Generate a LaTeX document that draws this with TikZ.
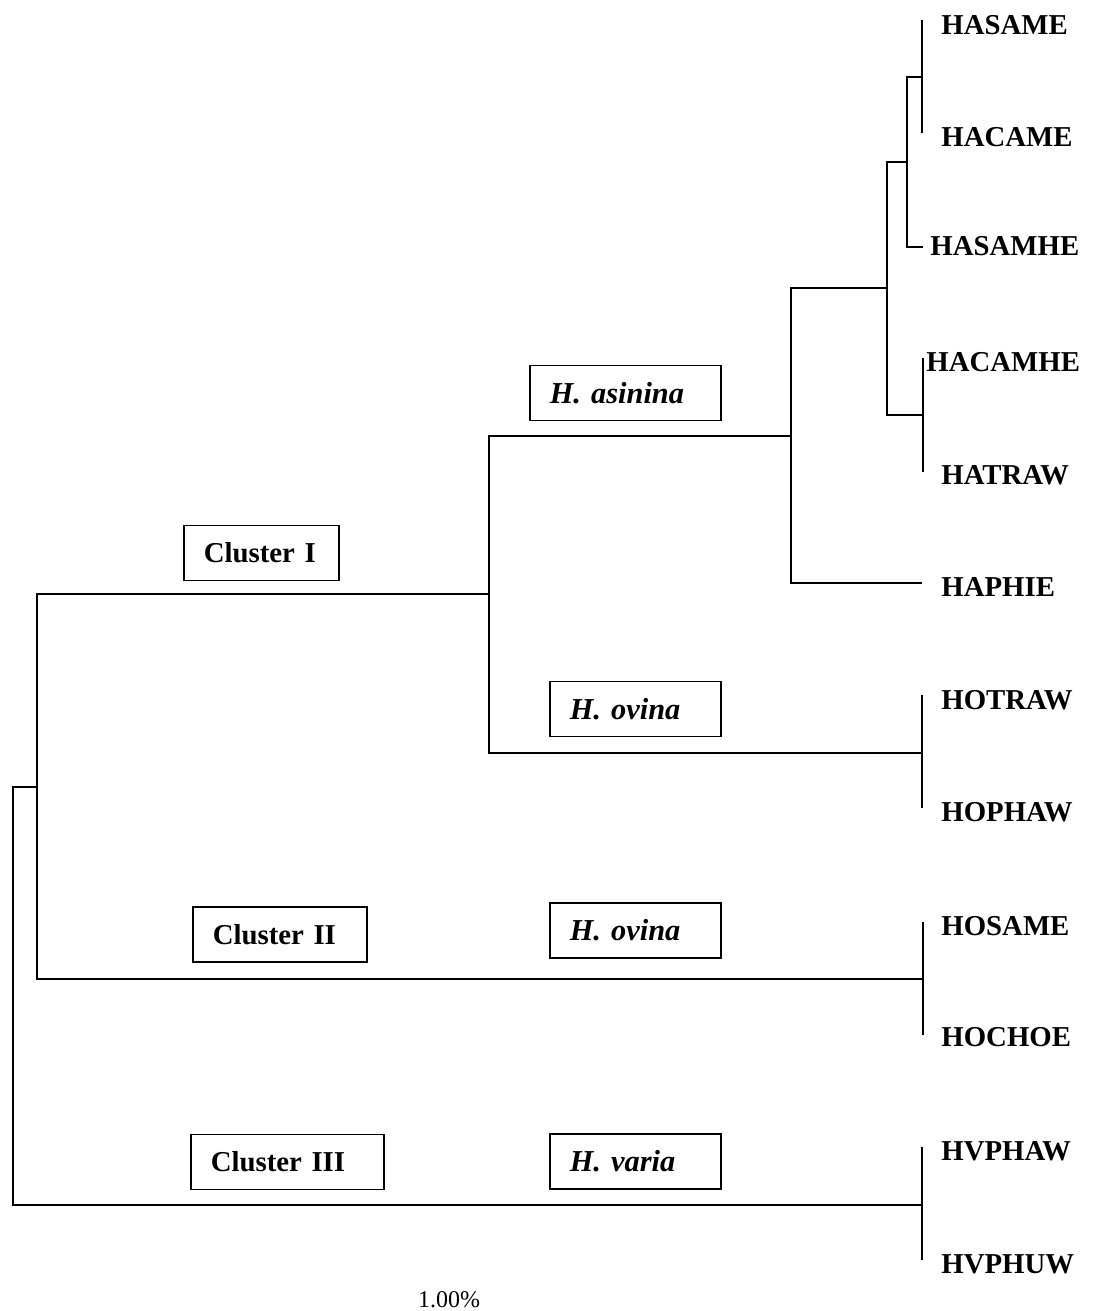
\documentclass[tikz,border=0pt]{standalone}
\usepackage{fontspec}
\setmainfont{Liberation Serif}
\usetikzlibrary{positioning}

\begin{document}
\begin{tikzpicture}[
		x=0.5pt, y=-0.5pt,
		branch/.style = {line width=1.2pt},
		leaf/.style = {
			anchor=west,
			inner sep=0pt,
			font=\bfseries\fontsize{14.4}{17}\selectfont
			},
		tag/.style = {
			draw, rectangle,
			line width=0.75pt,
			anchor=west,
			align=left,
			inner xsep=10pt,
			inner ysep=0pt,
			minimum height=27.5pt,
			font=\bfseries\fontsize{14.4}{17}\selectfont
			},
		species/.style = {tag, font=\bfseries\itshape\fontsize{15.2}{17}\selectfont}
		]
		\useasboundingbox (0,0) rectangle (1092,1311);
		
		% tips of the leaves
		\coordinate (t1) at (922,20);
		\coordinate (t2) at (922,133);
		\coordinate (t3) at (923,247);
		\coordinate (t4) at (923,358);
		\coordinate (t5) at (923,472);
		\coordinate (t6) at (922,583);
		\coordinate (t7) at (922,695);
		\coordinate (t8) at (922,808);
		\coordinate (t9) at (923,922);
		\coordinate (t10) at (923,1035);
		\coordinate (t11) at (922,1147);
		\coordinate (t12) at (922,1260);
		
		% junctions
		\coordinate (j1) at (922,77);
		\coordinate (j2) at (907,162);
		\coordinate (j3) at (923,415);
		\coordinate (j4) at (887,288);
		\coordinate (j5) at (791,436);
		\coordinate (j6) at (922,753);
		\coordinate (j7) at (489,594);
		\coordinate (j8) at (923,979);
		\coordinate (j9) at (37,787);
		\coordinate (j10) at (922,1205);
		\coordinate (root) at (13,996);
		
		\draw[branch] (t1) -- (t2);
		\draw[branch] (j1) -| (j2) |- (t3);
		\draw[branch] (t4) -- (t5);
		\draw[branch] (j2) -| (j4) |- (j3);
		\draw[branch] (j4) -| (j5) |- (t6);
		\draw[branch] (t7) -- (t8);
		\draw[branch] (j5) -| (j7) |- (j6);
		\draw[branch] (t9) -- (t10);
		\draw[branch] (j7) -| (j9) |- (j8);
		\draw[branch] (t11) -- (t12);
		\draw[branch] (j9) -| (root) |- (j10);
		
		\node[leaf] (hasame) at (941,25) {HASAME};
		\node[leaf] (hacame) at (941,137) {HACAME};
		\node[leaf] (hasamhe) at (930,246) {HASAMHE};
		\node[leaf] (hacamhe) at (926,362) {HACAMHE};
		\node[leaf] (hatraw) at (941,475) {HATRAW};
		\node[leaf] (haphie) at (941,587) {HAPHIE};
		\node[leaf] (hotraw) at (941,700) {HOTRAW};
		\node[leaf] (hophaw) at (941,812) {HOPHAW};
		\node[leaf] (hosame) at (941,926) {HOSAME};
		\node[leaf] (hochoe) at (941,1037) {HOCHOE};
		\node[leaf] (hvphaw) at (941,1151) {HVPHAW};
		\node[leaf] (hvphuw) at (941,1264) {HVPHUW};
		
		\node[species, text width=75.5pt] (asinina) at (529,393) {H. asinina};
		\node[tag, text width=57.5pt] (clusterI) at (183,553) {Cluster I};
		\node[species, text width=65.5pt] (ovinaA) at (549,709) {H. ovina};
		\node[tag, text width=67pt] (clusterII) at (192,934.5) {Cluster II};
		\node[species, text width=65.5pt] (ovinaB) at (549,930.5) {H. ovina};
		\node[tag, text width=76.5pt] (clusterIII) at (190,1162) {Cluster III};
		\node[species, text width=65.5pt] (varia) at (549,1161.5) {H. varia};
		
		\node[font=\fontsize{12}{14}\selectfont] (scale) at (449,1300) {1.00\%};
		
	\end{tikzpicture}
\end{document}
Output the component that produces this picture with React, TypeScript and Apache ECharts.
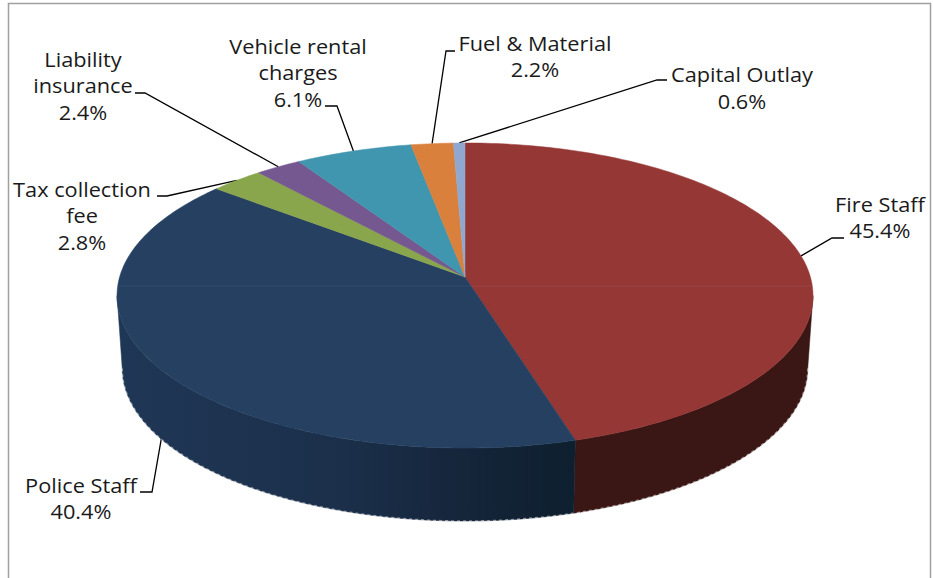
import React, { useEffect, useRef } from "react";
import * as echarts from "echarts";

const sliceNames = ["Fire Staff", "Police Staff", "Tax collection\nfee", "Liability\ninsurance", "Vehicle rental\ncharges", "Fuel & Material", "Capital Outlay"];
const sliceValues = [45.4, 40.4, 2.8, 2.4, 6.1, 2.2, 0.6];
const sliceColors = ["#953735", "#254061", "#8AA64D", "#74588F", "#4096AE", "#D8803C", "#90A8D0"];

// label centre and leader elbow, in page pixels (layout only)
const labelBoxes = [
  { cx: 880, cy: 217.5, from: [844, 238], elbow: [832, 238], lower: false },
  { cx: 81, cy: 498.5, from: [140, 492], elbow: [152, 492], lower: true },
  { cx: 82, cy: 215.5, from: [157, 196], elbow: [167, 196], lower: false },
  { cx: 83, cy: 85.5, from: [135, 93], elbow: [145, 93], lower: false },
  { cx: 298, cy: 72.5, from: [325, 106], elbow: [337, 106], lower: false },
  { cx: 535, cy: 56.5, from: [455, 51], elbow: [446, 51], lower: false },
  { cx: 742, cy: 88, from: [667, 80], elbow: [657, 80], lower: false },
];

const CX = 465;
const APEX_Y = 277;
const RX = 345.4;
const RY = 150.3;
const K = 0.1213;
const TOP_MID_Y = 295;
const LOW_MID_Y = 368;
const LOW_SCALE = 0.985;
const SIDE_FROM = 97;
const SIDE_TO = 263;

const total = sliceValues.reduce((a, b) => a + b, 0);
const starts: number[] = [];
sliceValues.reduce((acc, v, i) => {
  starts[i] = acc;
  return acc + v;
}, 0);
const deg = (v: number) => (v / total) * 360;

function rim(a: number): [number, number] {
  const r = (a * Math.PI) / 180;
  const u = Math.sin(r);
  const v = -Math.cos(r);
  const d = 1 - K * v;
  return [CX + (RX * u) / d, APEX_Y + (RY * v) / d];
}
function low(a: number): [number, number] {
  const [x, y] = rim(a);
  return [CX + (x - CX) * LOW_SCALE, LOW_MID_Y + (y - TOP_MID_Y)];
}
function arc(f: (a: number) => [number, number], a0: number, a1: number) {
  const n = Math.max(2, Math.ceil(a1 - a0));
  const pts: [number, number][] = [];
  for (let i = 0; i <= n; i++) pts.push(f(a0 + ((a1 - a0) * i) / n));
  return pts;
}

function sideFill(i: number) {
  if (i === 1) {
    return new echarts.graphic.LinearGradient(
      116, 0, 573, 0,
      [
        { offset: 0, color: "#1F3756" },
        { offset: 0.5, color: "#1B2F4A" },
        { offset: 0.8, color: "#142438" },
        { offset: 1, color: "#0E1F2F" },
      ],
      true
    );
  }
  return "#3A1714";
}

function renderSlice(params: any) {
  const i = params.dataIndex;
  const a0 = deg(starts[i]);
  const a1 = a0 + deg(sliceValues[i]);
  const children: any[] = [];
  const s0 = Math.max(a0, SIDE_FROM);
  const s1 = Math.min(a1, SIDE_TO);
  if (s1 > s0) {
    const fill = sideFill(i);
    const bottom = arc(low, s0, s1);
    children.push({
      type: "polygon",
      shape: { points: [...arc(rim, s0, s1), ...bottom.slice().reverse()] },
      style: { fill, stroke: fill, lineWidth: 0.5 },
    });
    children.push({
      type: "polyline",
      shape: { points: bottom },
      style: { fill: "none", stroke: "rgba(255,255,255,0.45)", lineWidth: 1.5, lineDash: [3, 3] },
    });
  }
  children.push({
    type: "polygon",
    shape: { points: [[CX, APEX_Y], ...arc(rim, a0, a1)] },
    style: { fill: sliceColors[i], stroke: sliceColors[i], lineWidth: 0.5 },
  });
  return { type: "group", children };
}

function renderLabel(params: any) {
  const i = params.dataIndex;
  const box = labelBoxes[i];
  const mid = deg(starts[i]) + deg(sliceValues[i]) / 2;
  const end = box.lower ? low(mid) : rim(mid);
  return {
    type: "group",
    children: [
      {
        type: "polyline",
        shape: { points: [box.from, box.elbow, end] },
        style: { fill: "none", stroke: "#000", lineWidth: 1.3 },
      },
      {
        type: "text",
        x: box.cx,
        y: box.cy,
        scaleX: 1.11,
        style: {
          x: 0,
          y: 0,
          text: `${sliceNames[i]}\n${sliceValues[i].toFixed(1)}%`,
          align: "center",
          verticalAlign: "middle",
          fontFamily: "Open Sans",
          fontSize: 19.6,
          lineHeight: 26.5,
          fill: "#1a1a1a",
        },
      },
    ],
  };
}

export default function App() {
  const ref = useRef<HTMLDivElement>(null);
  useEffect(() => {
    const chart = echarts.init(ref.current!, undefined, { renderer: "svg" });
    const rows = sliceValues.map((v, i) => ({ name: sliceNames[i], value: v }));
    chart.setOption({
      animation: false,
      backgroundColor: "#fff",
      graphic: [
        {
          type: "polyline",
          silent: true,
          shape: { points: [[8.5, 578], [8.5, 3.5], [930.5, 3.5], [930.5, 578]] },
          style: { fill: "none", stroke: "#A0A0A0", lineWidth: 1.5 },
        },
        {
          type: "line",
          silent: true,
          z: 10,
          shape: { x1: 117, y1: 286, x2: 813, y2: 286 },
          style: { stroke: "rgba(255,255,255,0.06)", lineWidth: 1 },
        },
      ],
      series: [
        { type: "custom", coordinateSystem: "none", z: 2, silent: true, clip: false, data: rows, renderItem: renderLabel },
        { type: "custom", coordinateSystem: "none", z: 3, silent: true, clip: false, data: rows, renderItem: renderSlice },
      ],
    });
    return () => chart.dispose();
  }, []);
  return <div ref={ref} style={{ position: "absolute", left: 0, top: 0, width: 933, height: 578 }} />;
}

________________

(Given task) Write out each line of the listing above, exactly, from its first line to the line holding "(root) at (13,996);", inclusive. Skip the pictures.

(Task output)
Generate a LaTeX document that draws this with TikZ.
\documentclass[tikz,border=0pt]{standalone}
\usepackage{fontspec}
\setmainfont{Liberation Serif}
\usetikzlibrary{positioning}

\begin{document}
\begin{tikzpicture}[
		x=0.5pt, y=-0.5pt,
		branch/.style = {line width=1.2pt},
		leaf/.style = {
			anchor=west,
			inner sep=0pt,
			font=\bfseries\fontsize{14.4}{17}\selectfont
			},
		tag/.style = {
			draw, rectangle,
			line width=0.75pt,
			anchor=west,
			align=left,
			inner xsep=10pt,
			inner ysep=0pt,
			minimum height=27.5pt,
			font=\bfseries\fontsize{14.4}{17}\selectfont
			},
		species/.style = {tag, font=\bfseries\itshape\fontsize{15.2}{17}\selectfont}
		]
		\useasboundingbox (0,0) rectangle (1092,1311);
		
		% tips of the leaves
		\coordinate (t1) at (922,20);
		\coordinate (t2) at (922,133);
		\coordinate (t3) at (923,247);
		\coordinate (t4) at (923,358);
		\coordinate (t5) at (923,472);
		\coordinate (t6) at (922,583);
		\coordinate (t7) at (922,695);
		\coordinate (t8) at (922,808);
		\coordinate (t9) at (923,922);
		\coordinate (t10) at (923,1035);
		\coordinate (t11) at (922,1147);
		\coordinate (t12) at (922,1260);
		
		% junctions
		\coordinate (j1) at (922,77);
		\coordinate (j2) at (907,162);
		\coordinate (j3) at (923,415);
		\coordinate (j4) at (887,288);
		\coordinate (j5) at (791,436);
		\coordinate (j6) at (922,753);
		\coordinate (j7) at (489,594);
		\coordinate (j8) at (923,979);
		\coordinate (j9) at (37,787);
		\coordinate (j10) at (922,1205);
		\coordinate (root) at (13,996);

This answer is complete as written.